I'm working to refocus and rededicate myself to exercise. It's a difficult thing to keep an aggressive discipline on track for such a long period of time. But the results in my case have been undeniable. My good fortune is that I've been getting enough exercise and watching my diet just enough to maintain a stable weight right now that straddles the 200 pound line.

With some more attention to nutrition and a renewed workout intensity, I'm sure I can begin another downward push for less poundage and a smaller waist size.

I'm in your corner rooting for you, Robert :)

Date: 2008-10-08 07:35 pm (UTC)
From: [identity profile] bear-left.livejournal.com
Funny, I bought at WW-approved scale this morning, since the one at the gym is useless. Suffice to say, if I'm within 50 lbs of your weight this morning when I give it a shot, I'll be relieved.


Girlfriend, please

Date: 2008-10-08 09:47 pm (UTC)
From: [identity profile] bruinwi.livejournal.com
186

186???

Dearheart, if you were within reach, I'd be sorely tempted to slap you.
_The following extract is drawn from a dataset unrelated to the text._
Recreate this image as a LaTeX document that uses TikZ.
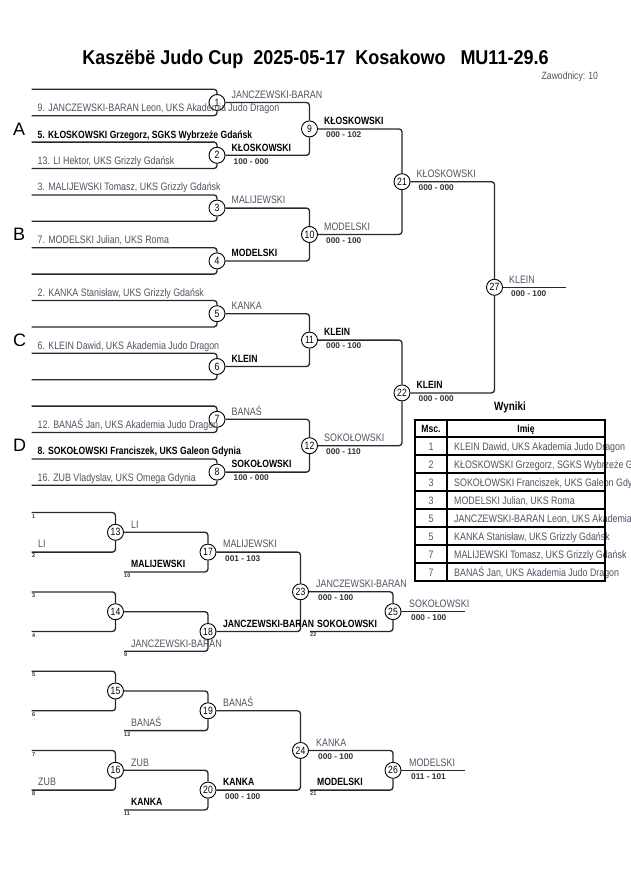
\documentclass[tikz,border=0pt]{standalone}
\usepackage{fontspec}
\setmainfont{Liberation Sans}
\newfontfamily\cf[FakeStretch=0.82]{Liberation Sans}
\newfontfamily\tf[FakeStretch=0.9]{Liberation Sans}
\definecolor{ln}{RGB}{40,40,40}
\definecolor{nm}{RGB}{80,84,98}
\definecolor{sc}{RGB}{50,50,55}
\tikzset{
 mc/.style={circle,draw=black,line width=0.9pt,minimum size=16pt,inner sep=0pt,font=\cf\fontsize{10.5}{11}\selectfont},
 conn/.style={draw=ln,line width=1.3pt,rounded corners=3pt},
 nml/.style={anchor=base west,inner sep=0pt,text=nm,font=\cf\fontsize{10.8}{12}\selectfont},
 bld/.style={anchor=base west,inner sep=0pt,text=black,font=\cf\bfseries\fontsize{10.5}{12}\selectfont},
 scr/.style={anchor=base west,inner sep=0pt,text=sc,font=\bfseries\fontsize{8.3}{10}\selectfont},
 sml/.style={anchor=base west,inner sep=0pt,text=sc,font=\bfseries\fontsize{5.5}{6}\selectfont},
 pool/.style={anchor=base west,inner sep=0pt,font=\fontsize{18}{20}\selectfont},
 tbl/.style={anchor=base west,inner sep=0pt,text=nm,font=\cf\fontsize{10.8}{12}\selectfont},
 rnk/.style={anchor=base,inner sep=0pt,text=nm,font=\cf\fontsize{10.8}{12}\selectfont},
 hdr/.style={anchor=base,inner sep=0pt,font=\cf\bfseries\fontsize{10.5}{12}\selectfont},
}
\begin{document}
\begin{tikzpicture}[x=1pt,y=-1pt]
\useasboundingbox (0,0) rectangle (630,891);
\fill[white] (0,0) rectangle (630,891);
% title
\node[anchor=base,inner sep=0pt,font=\tf\bfseries\fontsize{20}{24}\selectfont] (title) at (315.5,64.5) {Kaszëbë Judo Cup\ \ 2025-05-17\ \ Kosakowo\ \ \ MU11-29.6};
\node[anchor=base west,inner sep=0pt,text=nm,font=\cf\fontsize{10.5}{12}\selectfont] (zaw) at (541.5,79) {Zawodnicy: 10};
% pool letters
\node[pool] (pA) at (13,135) {A};
\node[pool] (pB) at (13,240.5) {B};
\node[pool] (pC) at (13,346) {C};
\node[pool] (pD) at (13,451.7) {D};
% main circles
\foreach \n/\x/\y in {1/217/102.5,2/217/155.3,3/217/208.1,4/217/260.9,5/217/313.7,6/217/366.5,7/217/419.3,8/217/472.1,
 9/309.5/128.9,10/309.5/234.5,11/309.5/340.1,12/309.5/445.7,21/402/181.7,22/402/392.9,27/494.5/287.3,
 13/115.5/532.3,14/115.5/611.7,15/115.5/691,16/115.5/770.3,17/208/552.1,18/208/631.5,19/208/710.8,20/208/790.1,
 23/300.5/591.8,24/300.5/750.45,25/393/611.6,26/393/770.3}
 \node[mc] (m\n) at (\x,\y) {\n};
% main entry lines
\foreach \k/\y in {0/89.3,1/115.7,2/142.1,3/168.5,4/194.9,5/221.3,6/247.7,7/274.1,8/300.5,9/326.9,10/353.3,11/379.7,12/406.1,13/432.5,14/458.9,15/485.3}
 \coordinate (e\k) at (31.5,\y);
\foreach \k/\m in {0/1,1/1,2/2,3/2,4/3,5/3,6/4,7/4,8/5,9/5,10/6,11/6,12/7,13/7,14/8,15/8}
 \draw[conn] (e\k) -| (m\m);
\foreach \a/\b in {1/9,2/9,3/10,4/10,5/11,6/11,7/12,8/12,9/21,10/21,11/22,12/22,21/27,22/27}
 \draw[conn] (m\a) -| (m\b);
\coordinate (f27) at (566,287.3);
\draw[conn] (m27) -- (f27);
% entries
\node[nml] (n1) at (37.5,111.7) {9. JANCZEWSKI-BARAN Leon, UKS Akademia Judo Dragon};
\node[bld] (n2) at (37.5,138.1) {5. KŁOSKOWSKI Grzegorz, SGKS Wybrzeże Gdańsk};
\node[nml] (n3) at (37.5,164.5) {13. LI Hektor, UKS Grizzly Gdańsk};
\node[nml] (n4) at (37.5,190.9) {3. MALIJEWSKI Tomasz, UKS Grizzly Gdańsk};
\node[nml] (n6) at (37.5,243.7) {7. MODELSKI Julian, UKS Roma};
\node[nml] (n8) at (37.5,296.5) {2. KANKA Stanisław, UKS Grizzly Gdańsk};
\node[nml] (n10) at (37.5,349.3) {6. KLEIN Dawid, UKS Akademia Judo Dragon};
\node[nml] (n13) at (37.5,428.5) {12. BANAŚ Jan, UKS Akademia Judo Dragon};
\node[bld] (n14) at (37.5,454.9) {8. SOKOŁOWSKI Franciszek, UKS Galeon Gdynia};
\node[nml] (n15) at (37.5,481.3) {16. ZUB Vladyslav, UKS Omega Gdynia};
% main labels
\node[nml] (l1) at (231.5,98.2) {JANCZEWSKI-BARAN};
\node[bld] (l2) at (231.5,151) {KŁOSKOWSKI};
\node[scr] (s2) at (233.5,164) {100 - 000};
\node[nml] (l3) at (231.5,203.8) {MALIJEWSKI};
\node[bld] (l4) at (231.5,256.6) {MODELSKI};
\node[nml] (l5) at (231.5,309.4) {KANKA};
\node[bld] (l6) at (231.5,362.2) {KLEIN};
\node[nml] (l7) at (231.5,415) {BANAŚ};
\node[bld] (l8) at (231.5,467.8) {SOKOŁOWSKI};
\node[scr] (s8) at (233.5,480.8) {100 - 000};
\node[bld] (l9) at (324,124.6) {KŁOSKOWSKI};
\node[scr] (s9) at (326,137.6) {000 - 102};
\node[nml] (l10) at (324,230.2) {MODELSKI};
\node[scr] (s10) at (326,243.2) {000 - 100};
\node[bld] (l11) at (324,335.8) {KLEIN};
\node[scr] (s11) at (326,348.8) {000 - 100};
\node[nml] (l12) at (324,441.4) {SOKOŁOWSKI};
\node[scr] (s12) at (326,454.4) {000 - 110};
\node[nml] (l21) at (416.5,177.4) {KŁOSKOWSKI};
\node[scr] (s21) at (418.5,190.4) {000 - 000};
\node[bld] (l22) at (416.5,388.6) {KLEIN};
\node[scr] (s22) at (418.5,401.6) {000 - 000};
\node[nml] (l27) at (509,283) {KLEIN};
\node[scr] (s27) at (511,296) {000 - 100};
% repechage lines
\foreach \k/\y in {1/512.5,2/552.1,3/591.9,4/631.5,5/671.2,6/710.8,7/750.5,8/790.1}
 \coordinate (r\k) at (31.5,\y);
\foreach \k/\m in {1/13,2/13,3/14,4/14,5/15,6/15,7/16,8/16}
 \draw[conn] (r\k) -| (m\m);
\coordinate (i17) at (124,571.9);
\coordinate (i18) at (124,651.3);
\coordinate (i19) at (124,730.6);
\coordinate (i20) at (124,809.9);
\coordinate (i25) at (310,631.4);
\coordinate (i26) at (310,790.1);
\foreach \m in {17,18,19,20,25,26}
 \draw[conn] (i\m) -| (m\m);
\foreach \a/\b in {13/17,14/18,15/19,16/20,17/23,18/23,19/24,20/24,23/25,24/26}
 \draw[conn] (m\a) -| (m\b);
\coordinate (f25) at (465,611.6);
\coordinate (f26) at (465,770.3);
\draw[conn] (m25) -- (f25);
\draw[conn] (m26) -- (f26);
% small numbers
\foreach \k/\y in {1/518,2/557.6,3/597.4,4/637,5/676.7,6/716.3,7/756,8/795.6}
 \node[sml] (q\k) at (32,\y) {\k};
\node[sml] (q17) at (124,577.4) {10};
\node[sml] (q18) at (124,656.8) {9};
\node[sml] (q19) at (124,736.1) {12};
\node[sml] (q20) at (124,815.4) {11};
\node[sml] (q25) at (310,636.9) {22};
\node[sml] (q26) at (310,795.6) {21};
% repechage input labels
\node[nml] (li2) at (38,547.6) {LI};
\node[nml] (li8) at (38,785.6) {ZUB};
\node[bld] (li17) at (131,567.4) {MALIJEWSKI};
\node[nml] (li18) at (131,647) {JANCZEWSKI-BARAN};
\node[nml] (li19) at (131,726.3) {BANAŚ};
\node[bld] (li20) at (131,805.6) {KANKA};
\node[bld] (li25) at (317,627.1) {SOKOŁOWSKI};
\node[bld] (li26) at (317,785.8) {MODELSKI};
% repechage match labels
\node[nml] (l13) at (131,528) {LI};
\node[nml] (l16) at (131,766) {ZUB};
\node[nml] (l17) at (223,547.8) {MALIJEWSKI};
\node[scr] (s17) at (225,561) {001 - 103};
\node[bld] (l18) at (223,627.2) {JANCZEWSKI-BARAN};
\node[nml] (l19) at (223,706.5) {BANAŚ};
\node[bld] (l20) at (223,785.8) {KANKA};
\node[scr] (s20) at (225,799) {000 - 100};
\node[nml] (l23) at (316,587.5) {JANCZEWSKI-BARAN};
\node[scr] (s23) at (318,600.5) {000 - 100};
\node[nml] (l24) at (316,746.2) {KANKA};
\node[scr] (s24) at (318,759.2) {000 - 100};
\node[nml] (l25) at (409,607.3) {SOKOŁOWSKI};
\node[scr] (s25) at (411,620.3) {000 - 100};
\node[nml] (l26) at (409,766) {MODELSKI};
\node[scr] (s26) at (411,779) {011 - 101};
% results table
\node[anchor=base,inner sep=0pt,font=\cf\bfseries\fontsize{12}{14}\selectfont] (wyn) at (510,410) {Wyniki};
\node[hdr] (hm) at (431,432) {Msc.};
\node[hdr] (hi) at (526,432) {Imię};
\node[rnk] (k1) at (431,450.5) {1};
\node[tbl] (t1) at (454,450.5) {KLEIN Dawid, UKS Akademia Judo Dragon};
\node[rnk] (k2) at (431,468.5) {2};
\node[tbl] (t2) at (454,468.5) {KŁOSKOWSKI Grzegorz, SGKS Wybrzeże Gdańsk};
\node[rnk] (k3) at (431,486.5) {3};
\node[tbl] (t3) at (454,486.5) {SOKOŁOWSKI Franciszek, UKS Galeon Gdynia};
\node[rnk] (k4) at (431,504.5) {3};
\node[tbl] (t4) at (454,504.5) {MODELSKI Julian, UKS Roma};
\node[rnk] (k5) at (431,522.5) {5};
\node[tbl] (t5) at (454,522.5) {JANCZEWSKI-BARAN Leon, UKS Akademia Judo Dragon};
\node[rnk] (k6) at (431,540.5) {5};
\node[tbl] (t6) at (454,540.5) {KANKA Stanisław, UKS Grizzly Gdańsk};
\node[rnk] (k7) at (431,558.5) {7};
\node[tbl] (t7) at (454,558.5) {MALIJEWSKI Tomasz, UKS Grizzly Gdańsk};
\node[rnk] (k8) at (431,576.5) {7};
\node[tbl] (t8) at (454,576.5) {BANAŚ Jan, UKS Akademia Judo Dragon};
\foreach \y in {437,455,473,491,509,527,545,563}
 \draw[line width=1.1pt] (415,\y) -- (605,\y);
\draw[line width=1.1pt] (447,420) -- (447,581);
\draw[line width=2pt] (415,420) rectangle (605,581);
\end{tikzpicture}
\end{document}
The more reasonable part of me understands that we all have our personal goals, and that the range of 175 - 180 is perfectly reasonable...for you. Me, I'd like to drop a good 20 lbs and be closer to 230, but that's MY drama. With the energy you're burning fretting over this, you'll drop six pounds in nothing flat.

...and what's with this "middle-aged" crap? You just turned 40! You're newly old. You've a full decade before you're eligable for your AARP card...THEN we can start talking "middle-aged".

Date: 2008-10-08 11:17 pm (UTC)
From: [identity profile] balanceinchaos.livejournal.com
You'll do it. We all lose track of these things when we make life changes (like establish a new relationship). Awareness is all you need to return to your ideals.

You'll be back down there by the holidays!

Date: 2008-10-09 02:13 am (UTC)
From: [identity profile] grizzlyzone.livejournal.com
Just watch the bratwurst and beer when you're up in Milwaukee.

See if you can get down to Racine and pick up a Kringle over the weekend. You gotta go first thing in the morning. Like early. You won't be sorry.